Searching for real news: I get shit-blasted drunk and like fucking like bunnies, but I can't stand extremely filtered things like The Daily Show. Sure, it's funny, but it's really bent toward fucking the establishment. You really don't find any real news that way. I like reading the Wall Street Journal and The New York Times and the local Austin Chronicle--intelligent journalism in my opinion isn't the quick, easy eye candy that's so easy to digest. I like to work for my news. Those so-called progressive journals are the same as arguing in a bar with some uninteresting hipster with a chip. I'll take your advice and read the AP wire. I'm 28 and eager for news.

Joe
Austin

Right on: Fantastic article and 100 percent right-fuckin'-on! I've been writing like that for more than 30 years, and I still remember being told, "Well, it would be really good if you took all those dirty words out." All fucking around aside, you write a great column, and it made me laugh.
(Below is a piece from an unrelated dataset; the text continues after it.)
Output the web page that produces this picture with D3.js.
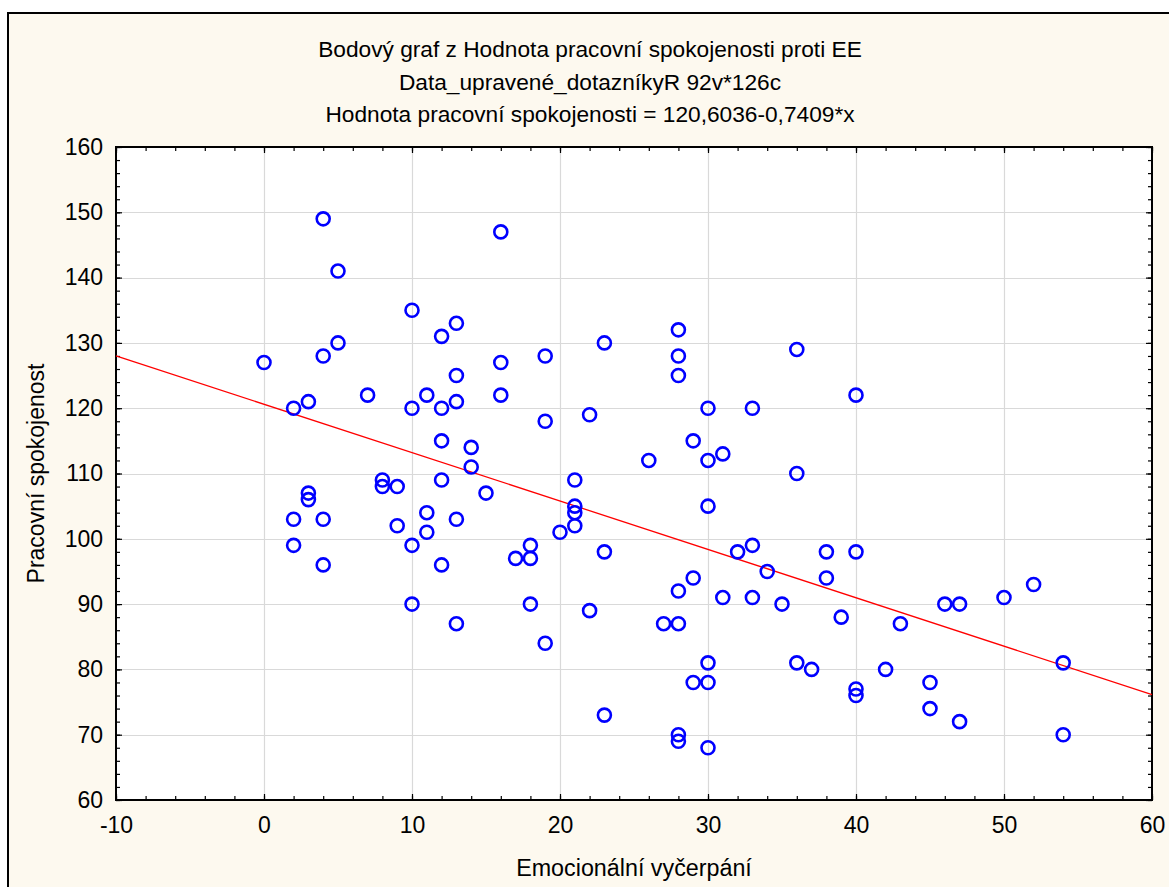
<!DOCTYPE html>
<html>
<head>
<meta charset="utf-8">
<script src="https://cdn.jsdelivr.net/npm/d3@7"></script>
<style>
  html, body { margin: 0; padding: 0; background: #ffffff; }
  svg { display: block; }
</style>
</head>
<body>
<svg id="chart" width="1169" height="887"></svg>
<script>
// Emocionální vyčerpání (EE) vs. Hodnota pracovní spokojenosti
const eeValues = [
  0, 2, 2, 2, 3, 3, 3, 4, 4, 4, 4, 5, 5, 7, 8, 8, 9, 9,
  10, 10, 10, 10, 11, 11, 11, 12, 12, 12, 12, 12,
  13, 13, 13, 13, 13, 14, 14, 15, 16, 16, 16, 17,
  18, 18, 18, 19, 19, 19, 20, 21, 21, 21, 21, 22, 22,
  23, 23, 23, 26, 27, 28, 28, 28, 28, 28, 28, 28,
  29, 29, 29, 30, 30, 30, 30, 30, 30, 31, 31, 32,
  33, 33, 33, 34, 35, 36, 36, 36, 37, 38, 38, 39,
  40, 40, 40, 40, 42, 43, 45, 45, 46, 47, 47, 50, 52, 54, 54
];
const satisfactionValues = [
  127, 120, 103, 99, 121, 107, 106, 149, 128, 103, 96, 141, 130, 122, 109, 108, 108, 102,
  135, 120, 99, 90, 122, 104, 101, 131, 120, 115, 109, 96,
  133, 125, 121, 103, 87, 114, 111, 107, 147, 127, 122, 97,
  99, 97, 90, 128, 118, 84, 101, 109, 105, 104, 102, 119, 89,
  130, 98, 73, 112, 87, 132, 128, 125, 92, 87, 70, 69,
  115, 94, 78, 120, 112, 105, 81, 78, 68, 113, 91, 98,
  120, 99, 91, 95, 90, 129, 110, 81, 80, 98, 94, 88,
  122, 98, 77, 76, 80, 87, 78, 74, 90, 90, 72, 91, 93, 81, 70
];

// Linear fit: y = a + b*x
const fitIntercept = 120.6036;
const fitSlope = -0.7409;

const xDomain = [-10, 60];
const yDomain = [60, 160];
const xTickValues = [-10, 0, 10, 20, 30, 40, 50, 60];
const yTickValues = [60, 70, 80, 90, 100, 110, 120, 130, 140, 150, 160];

const titleLines = [
  "Bodový graf z Hodnota pracovní spokojenosti proti EE",
  "Data_upravené_dotazníkyR 92v*126c",
  "Hodnota pracovní spokojenosti = 120,6036-0,7409*x"
];
const xAxisTitle = "Emocionální vyčerpání";
const yAxisTitle = "Pracovní spokojenost";

const points = eeValues.map((x, i) => ({ x, y: satisfactionValues[i] }));

const svg = d3.select("#chart");
const font = "'Liberation Sans', Arial, sans-serif";
const plainNumber = d => String(d);

// Outer panel (extends past the window on the right and bottom)
svg.append("rect")
  .attr("x", 8).attr("y", 13)
  .attr("width", 1180).attr("height", 900)
  .attr("fill", "#fdf9ef")
  .attr("stroke", "#000").attr("stroke-width", 2);

const plot = { left: 116, top: 147, right: 1152, bottom: 800 };

const x = d3.scaleLinear().domain(xDomain).range([plot.left, plot.right]);
const y = d3.scaleLinear().domain(yDomain).range([plot.bottom, plot.top]);

// Plot background
svg.append("rect")
  .attr("x", plot.left).attr("y", plot.top)
  .attr("width", plot.right - plot.left).attr("height", plot.bottom - plot.top)
  .attr("fill", "#ffffff");

// Grid lines
const grid = svg.append("g").attr("stroke", "#d9d9d9").attr("stroke-width", 1.2);
grid.selectAll(".gx").data(xTickValues.slice(1, -1)).join("line")
  .attr("x1", d => Math.round(x(d)) + 0.5).attr("x2", d => Math.round(x(d)) + 0.5)
  .attr("y1", plot.top).attr("y2", plot.bottom);
grid.selectAll(".gy").data(yTickValues.slice(1, -1)).join("line")
  .attr("y1", d => Math.round(y(d)) + 0.5).attr("y2", d => Math.round(y(d)) + 0.5)
  .attr("x1", plot.left).attr("x2", plot.right);

// Inward ticks on all four sides: major every 10, minor every 2
const xMinor = d3.range(xDomain[0], xDomain[1] + 0.001, 2);
const yMinor = d3.range(yDomain[0], yDomain[1] + 0.001, 2);

function addAxis(axisGen, transform, values) {
  const g = svg.append("g").attr("transform", transform);
  g.call(axisGen.tickValues(values).tickFormat("").tickSizeOuter(0));
  g.select(".domain").remove();
  g.selectAll(".tick line").attr("stroke", "#000").attr("stroke-width", 1.2);
  return g;
}
addAxis(d3.axisBottom(x).tickSize(-4), `translate(0,${plot.bottom})`, xMinor);
addAxis(d3.axisBottom(x).tickSize(-6), `translate(0,${plot.bottom})`, xTickValues);
addAxis(d3.axisTop(x).tickSize(-4), `translate(0,${plot.top})`, xMinor);
addAxis(d3.axisTop(x).tickSize(-6), `translate(0,${plot.top})`, xTickValues);
addAxis(d3.axisLeft(y).tickSize(-4), `translate(${plot.left},0)`, yMinor);
addAxis(d3.axisLeft(y).tickSize(-6), `translate(${plot.left},0)`, yTickValues);
addAxis(d3.axisRight(y).tickSize(-4), `translate(${plot.right},0)`, yMinor);
addAxis(d3.axisRight(y).tickSize(-6), `translate(${plot.right},0)`, yTickValues);

// Plot frame
svg.append("rect")
  .attr("x", plot.left).attr("y", plot.top)
  .attr("width", plot.right - plot.left).attr("height", plot.bottom - plot.top)
  .attr("fill", "none").attr("stroke", "#000").attr("stroke-width", 2);

// Tick labels
const xLabels = svg.append("g")
  .attr("transform", `translate(0,${plot.bottom})`)
  .call(d3.axisBottom(x).tickValues(xTickValues).tickSize(0).tickPadding(17).tickFormat(plainNumber));
xLabels.select(".domain").remove();
xLabels.selectAll("text").attr("font-family", font).attr("font-size", 23).attr("fill", "#000");

const yLabels = svg.append("g")
  .attr("transform", `translate(${plot.left},0)`)
  .call(d3.axisLeft(y).tickValues(yTickValues).tickSize(0).tickPadding(13).tickFormat(plainNumber));
yLabels.select(".domain").remove();
yLabels.selectAll("text").attr("font-family", font).attr("font-size", 23).attr("fill", "#000");

// Regression line
const fitLine = d3.line().x(d => x(d)).y(d => y(fitIntercept + fitSlope * d));
svg.append("path")
  .datum(xDomain)
  .attr("d", fitLine)
  .attr("fill", "none")
  .attr("stroke", "#ff0000")
  .attr("stroke-width", 1.3);

// Scatter points
svg.append("g").selectAll("circle").data(points).join("circle")
  .attr("cx", d => x(d.x))
  .attr("cy", d => y(d.y))
  .attr("r", 6.5)
  .attr("fill", "none")
  .attr("stroke", "#0000ff")
  .attr("stroke-width", 2.6);

// Titles
svg.append("g").selectAll("text").data(titleLines).join("text")
  .attr("x", 590)
  .attr("y", (d, i) => 57 + i * 32.5)
  .attr("text-anchor", "middle")
  .attr("font-family", font)
  .attr("font-size", 22.7)
  .attr("fill", "#000")
  .text(d => d);

svg.append("text")
  .attr("x", (plot.left + plot.right) / 2)
  .attr("y", 876)
  .attr("text-anchor", "middle")
  .attr("font-family", font)
  .attr("font-size", 23.3)
  .attr("fill", "#000")
  .text(xAxisTitle);

svg.append("text")
  .attr("transform", `translate(44,${(plot.top + plot.bottom) / 2}) rotate(-90)`)
  .attr("text-anchor", "middle")
  .attr("font-family", font)
  .attr("font-size", 23)
  .attr("fill", "#000")
  .text(yAxisTitle);
</script>
</body>
</html>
Keep on rockin'!

Jean Davis
San Diego

What I want: I wanted to send you an e-mail to let you know that I really appreciated your article in the Dallas Observer.

I never would have seen it except that it was linked off the front page of Metafilter. That, of course, is right in line with what you were saying. Metafilter manages to put a whole lot of information into one place, with small summaries, so that I don't have to waste time on things I don't want to read. I can spend 10 to 15 minutes there and get just about everything I want.